Because unwinding so many years of bad policy cannot occur quickly or easily, inflation will likely remain a threat for some time to come. For the sake of honesty, public confidence, and the country’s long-term prosperity, Washington would do well at this point to acknowledge the mistakes of the past and commit to robust counter-inflationary policies—aggressive monetary restraint and fiscal discipline to reduce budget deficits. Fed Chairman Jerome Powell, though he has admitted no error on anyone’s part, seems to have begun such an effort. President Biden, however, seems unable to change and continues to blame inflation on everything but its real cause.

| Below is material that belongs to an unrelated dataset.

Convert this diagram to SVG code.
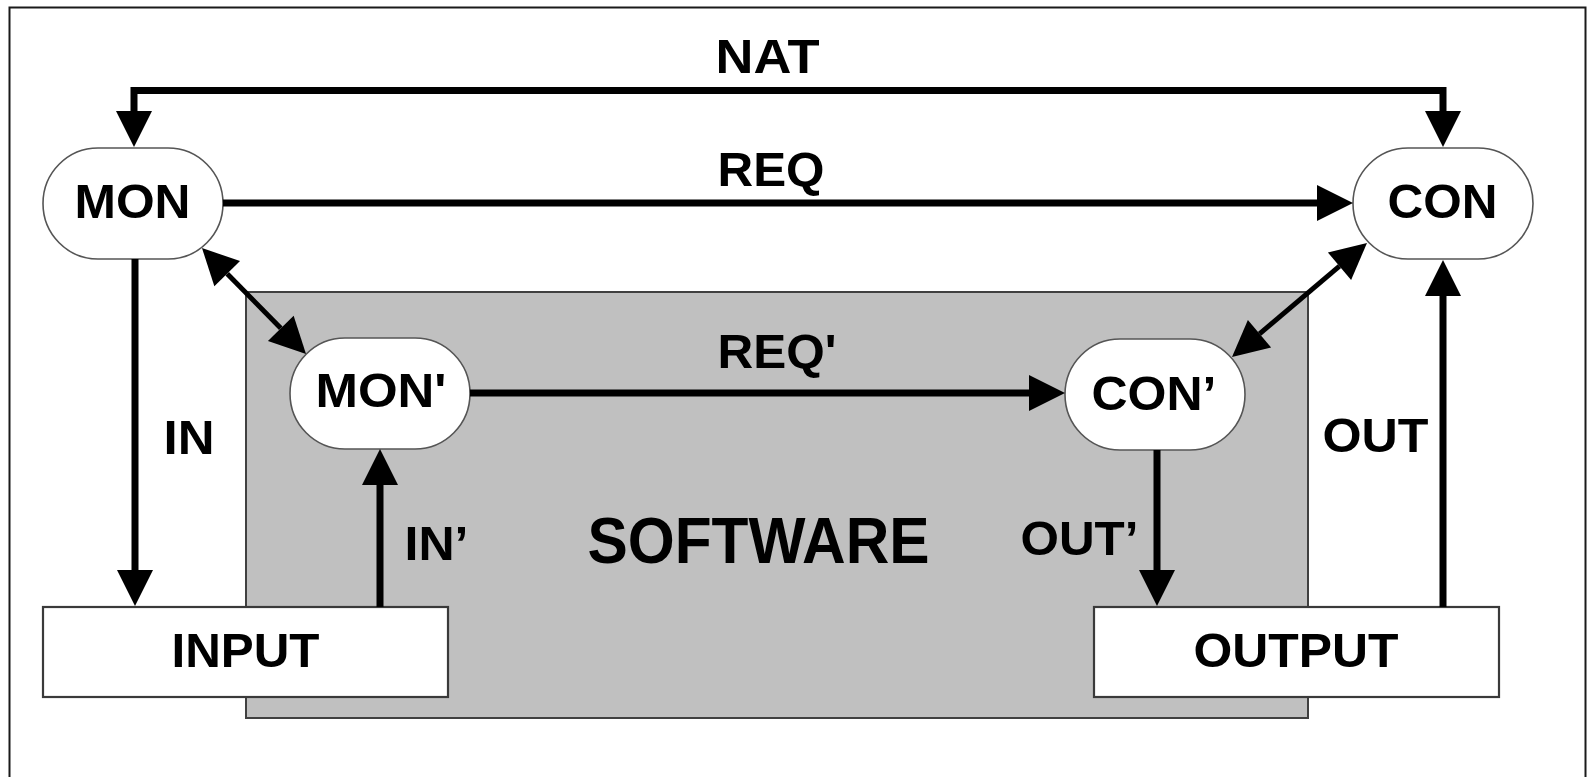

His behavior has already lost him much credibility with the business community and with the public generally.
In some respects, it should be easy for the president to admit reality. He is not responsible, after all, for the mistakes of the last two presidents, Obama and Trump, or those of the last Fed chairs, Bernanke, Yellen, and Powell earlier in his tenure. Biden’s reluctance to concede error, however, may reflect the realization that he is not entirely blameless, either, since he did press two huge and highly questionable spending initiatives last year, even as inflation became evident. And he is still pushing his even more expensive Build Back Better scheme. Still, if Chairman Powell can turn the page on past mistakes, it would surely not ask too much for the White House to do the same.